Nein, ich fürchte, genau das ist der Auftrag der 185.000 PARTEI-Wähler.

ist einziger Abgeordneter der Partei für Arbeit, Rechtsstaat, Tierschutz, Elitenförderung und basisdemokratische Initiative (Die PARTEI) im Europaparlament. Auf Sonneborns Pläne, 60 PARTEI-Kandidaten durch monatliche Rotation nach Brüssel zu bringen, anschließend fette Übergangsgelder zu kassieren und „die EU zu melken wie ein kleiner südeuropäischer Staat“ (Sonneborn), reagierte der Grünen-Europaabgeordnete Sven Giegold humorlos. Er wies das EU-Parlament auf die Rechtswidrigkeit der PARTEI-Pläne hin. Jetzt sitzt Sonneborn dauerhaft in Brüssel. Vielleicht legt er Giegold ja Reißzwecken auf den Sitz.

Was ist mit den 59 anderen Parteikandidaten? Fühlen die sich von Ihnen um einen Monat Luxusleben in Brüssel gebracht?

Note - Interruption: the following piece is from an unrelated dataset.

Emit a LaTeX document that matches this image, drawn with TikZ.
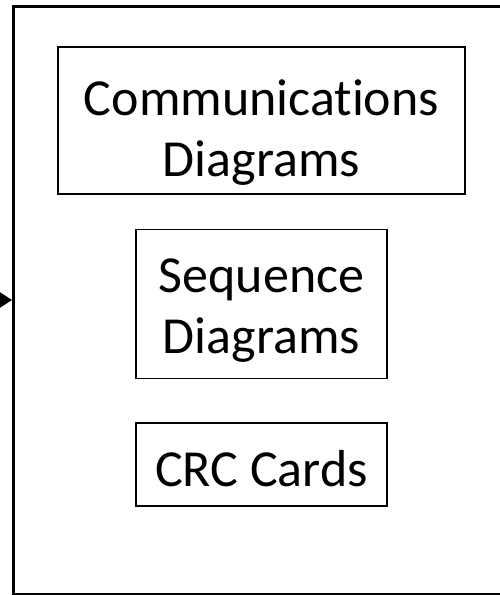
\documentclass[tikz,border=0pt]{standalone}
\usepackage{fontspec}
\setmainfont[Ligatures=NoCommon]{Carlito}
\usetikzlibrary{positioning,arrows.meta}

\begin{document}
\begin{tikzpicture}[
            x=1pt, y=-1pt,
            frame/.style={rectangle, draw=black, line width=3pt},
            simplebox/.style={
                rectangle, draw=black, line width=1.5pt, inner sep=0pt
            },
            boxtext/.style={
                align=center, inner sep=0pt,
                font=\fontsize{52}{61}\selectfont
            },
        ]
            \useasboundingbox (0,0) rectangle (500,595);

            \node [frame, minimum width=500pt, minimum height=588pt, anchor=north west] (system) at (12,5) {};

            % boxes, text sits a little low as in the slide
            \node [simplebox, minimum width=407pt, minimum height=147pt,
                   label={[boxtext, yshift=-12pt]center:Communications\\Diagrams}] (comm) at (261.5,120.5) {};
            \node [simplebox, minimum width=251pt, minimum height=149pt,
                   label={[boxtext, yshift=-7pt]center:Sequence\\Diagrams}] (seq) [ below= 34pt of comm ] {};
            \node [simplebox, minimum width=251pt, minimum height=83pt,
                   label={[boxtext, yshift=-4pt]center:CRC Cards}] (crc) [ below= 43pt of seq ] {};

            \coordinate (input) at (-10,300);
            \draw[-{Triangle[length=12pt,width=15pt]},line width=2pt] (input) -- (input -| system.west);

        \end{tikzpicture}
\end{document}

Die kommen trotzdem. Ich habe versprochen, sie alle für einen Monat nach Brüssel zu holen, als Praktikanten oder Kommissionspräsidenten.

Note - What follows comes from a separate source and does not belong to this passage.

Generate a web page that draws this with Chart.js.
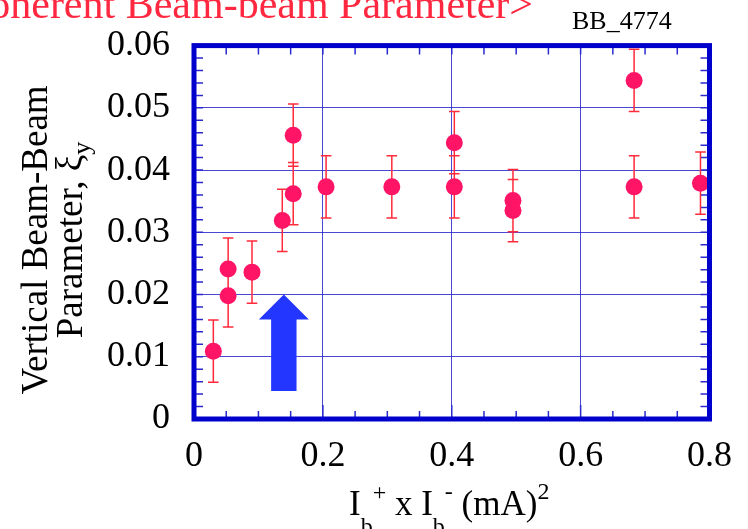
<!DOCTYPE html>
<html>
<head>
<meta charset="utf-8">
<script src="https://cdn.jsdelivr.net/npm/chart.js@4.4.1/dist/chart.umd.min.js"></script>
<style>
  html, body { margin: 0; padding: 0; background: #ffffff; }
  #wrap { width: 748px; height: 529px; }
</style>
</head>
<body>
<div id="wrap"><canvas id="c" width="748" height="529"></canvas></div>
<script>
// ---- data ----
const xVals = [0.030, 0.053, 0.053, 0.090, 0.137, 0.154, 0.154, 0.205, 0.307, 0.404, 0.404, 0.495, 0.495, 0.683, 0.683, 0.786];
const yVals = [0.0109, 0.0241, 0.0198, 0.0236, 0.0319, 0.0456, 0.0362, 0.0373, 0.0373, 0.0444, 0.0373, 0.0351, 0.0335, 0.0544, 0.0373, 0.0379];
const yErrs = [0.005, 0.005, 0.005, 0.005, 0.005, 0.005, 0.005, 0.005, 0.005, 0.005, 0.005, 0.005, 0.005, 0.005, 0.005, 0.005];
const xTickLabels = ['0', '0.2', '0.4', '0.6', '0.8'];
const yTickLabels = ['0', '0.01', '0.02', '0.03', '0.04', '0.05', '0.06'];
const titleText = '<Coherent Beam-beam Parameter>';
const tagText = 'BB_4774';
// arrow annotation (data coordinates)
const arrowX = 0.1394, arrowTip = 0.0200, arrowHeadBase = 0.0160, arrowBottom = 0.0045;

const SERIF = '"Liberation Serif", "Times New Roman", serif';
const BLUE = '#0000cc';

const decor = {
  id: 'decor',
  beforeDatasetsDraw(chart) {
    const ctx = chart.ctx, xs = chart.scales.x, ys = chart.scales.y, a = chart.chartArea;
    ctx.save();
    // minor ticks
    ctx.strokeStyle = '#2a2ad0';
    ctx.lineWidth = 1.5;
    ctx.beginPath();
    for (let k = 0; k <= 30; k++) {
      const py = ys.getPixelForValue(k * 0.002);
      ctx.moveTo(a.left, py); ctx.lineTo(a.left + 9, py);
      ctx.moveTo(a.right, py); ctx.lineTo(a.right - 9, py);
    }
    for (let k = 0; k <= 16; k++) {
      const px = xs.getPixelForValue(k * 0.05);
      const len = (k % 4 === 0) ? 14 : 8;
      ctx.moveTo(px, a.bottom); ctx.lineTo(px, a.bottom - len);
      ctx.moveTo(px, a.top); ctx.lineTo(px, a.top + 9);
    }
    ctx.stroke();

    // arrow
    const ax = xs.getPixelForValue(arrowX);
    const yt = ys.getPixelForValue(arrowTip);
    const yh = ys.getPixelForValue(arrowHeadBase);
    const yb = ys.getPixelForValue(arrowBottom);
    ctx.fillStyle = '#2236ff';
    ctx.beginPath();
    ctx.moveTo(ax, yt);
    ctx.lineTo(ax + 25, yh);
    ctx.lineTo(ax + 12.7, yh);
    ctx.lineTo(ax + 12.7, yb);
    ctx.lineTo(ax - 12.7, yb);
    ctx.lineTo(ax - 12.7, yh);
    ctx.lineTo(ax - 25, yh);
    ctx.closePath();
    ctx.fill();

    // error bars
    ctx.strokeStyle = '#ff2a3a';
    ctx.lineWidth = 1.5;
    ctx.beginPath();
    for (let i = 0; i < xVals.length; i++) {
      const px = xs.getPixelForValue(xVals[i]);
      const p1 = ys.getPixelForValue(yVals[i] + yErrs[i]);
      const p2 = ys.getPixelForValue(yVals[i] - yErrs[i]);
      ctx.moveTo(px, p1); ctx.lineTo(px, p2);
      ctx.moveTo(px - 5.3, p1); ctx.lineTo(px + 5.3, p1);
      ctx.moveTo(px - 5.3, p2); ctx.lineTo(px + 5.3, p2);
    }
    ctx.stroke();
    ctx.restore();
  },
  afterDraw(chart) {
    const ctx = chart.ctx, a = chart.chartArea;
    ctx.save();
    // frame
    ctx.strokeStyle = BLUE;
    ctx.lineWidth = 5;
    ctx.strokeRect(a.left, a.top, a.right - a.left, a.bottom - a.top);

    // title (partly cut at top-left)
    ctx.fillStyle = '#ff2840';
    ctx.font = '42px ' + SERIF;
    ctx.textAlign = 'right';
    ctx.textBaseline = 'alphabetic';
    ctx.fillText(titleText, 533, 18);

    // tag
    ctx.fillStyle = '#000';
    ctx.font = '26px ' + SERIF;
    ctx.textAlign = 'left';
    ctx.fillText(tagText, 572, 29);

    // x-axis title with sub/superscripts
    const big = '35px ' + SERIF, small = '24px ' + SERIF;
    const parts = [
      ['I', big, 0], ['b', small, 19], ['+', small, -15],
      [' x I', big, 0], ['b', small, 19], ['-', small, -16],
      [' (mA)', big, 0], ['2', small, -16]
    ];
    let x = 349;
    const base = 515;
    for (const [t, f, dy] of parts) {
      ctx.font = f;
      ctx.fillText(t, x, base + dy);
      x += ctx.measureText(t).width;
    }

    // y-axis title (two rotated lines)
    const cy = 240;
    ctx.save();
    ctx.translate(47, cy);
    ctx.rotate(-Math.PI / 2);
    ctx.font = '37px ' + SERIF;
    ctx.textAlign = 'center';
    ctx.fillText('Vertical Beam-Beam', 0, 0);
    ctx.restore();

    ctx.save();
    ctx.translate(82, cy);
    ctx.rotate(-Math.PI / 2);
    ctx.textAlign = 'left';
    const l2 = [['Parameter, ξ', '37px ' + SERIF, 0], ['y', '26px ' + SERIF, 8]];
    let w = 0;
    for (const [t, f] of l2) { ctx.font = f; w += ctx.measureText(t).width; }
    let lx = -w / 2;
    for (const [t, f, dy] of l2) {
      ctx.font = f;
      ctx.fillText(t, lx, dy);
      lx += ctx.measureText(t).width;
    }
    ctx.restore();
    ctx.restore();
  }
};

const points = xVals.map((x, i) => ({ x: x, y: yVals[i] }));

new Chart(document.getElementById('c'), {
  type: 'scatter',
  data: {
    datasets: [{
      data: points,
      backgroundColor: '#ff1466',
      borderWidth: 0,
      pointRadius: 8.5,
      pointHoverRadius: 8.5
    }]
  },
  options: {
    responsive: false,
    devicePixelRatio: 1,
    animation: false,
    events: [],
    layout: { padding: { left: 0, right: 28, top: 42, bottom: 0 } },
    plugins: { legend: { display: false }, tooltip: { enabled: false }, title: { display: false } },
    scales: {
      x: {
        type: 'linear', min: 0, max: 0.8,
        afterFit(s) { s.height = 110; },
        ticks: {
          stepSize: 0.2, padding: 16, color: '#000',
          font: { family: SERIF, size: 36 },
          callback: (v, i) => xTickLabels[i]
        },
        grid: { color: 'rgba(40,40,205,0.85)', lineWidth: 1, drawTicks: false },
        border: { display: false }
      },
      y: {
        type: 'linear', min: 0, max: 0.06,
        afterFit(s) { s.width = 194; },
        ticks: {
          stepSize: 0.01, padding: 24, color: '#000',
          font: { family: SERIF, size: 36 },
          callback: (v, i) => yTickLabels[i]
        },
        grid: { color: 'rgba(40,40,205,0.85)', lineWidth: 1, drawTicks: false },
        border: { display: false }
      }
    }
  },
  plugins: [decor]
});
</script>
</body>
</html>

Das ZDF hat Sie in eine Zwangspause gesteckt. Ärgert Sie das?

Nein, ich werde ja mit großen Geldmengen ruhiggestellt. Und wenn das EU-Parlament will, dass ich dableibe, bleibe ich halt da. Das kann für beide eine interessante Situation werden.

Was passiert, wenn die PARTEI immer mehr Zulauf bekommt?

Dann sind wir in fünf Jahren vielleicht zu zweit im EU-Parlament.

Oder zu viert?

Oh, das fände ich gut. Dann gäbe es mehr Möglichkeiten, den Präsidenten, die Kommission und den EU-Rat zu ärgern. Und rechtlich nicht verpflichtende Resolutionen für Europa zu planen.

Das hört sich fast nach ernsthafter Politik an.

Was heißt schon ernsthaft? Im EU-Parlament kann man als einzelner Abgeordneter praktisch nichts bewirken. Dort wird abgenickt, was vorher in den großen Parteien ausgehandelt wurde. Siehe das Freihandelsabkommen. Dass der EU-Rat und die EU-Kommission solche Dinge gegen die Interessen von wahrscheinlich 90 Prozent der Europäer durchsetzen, ist schon bizarr.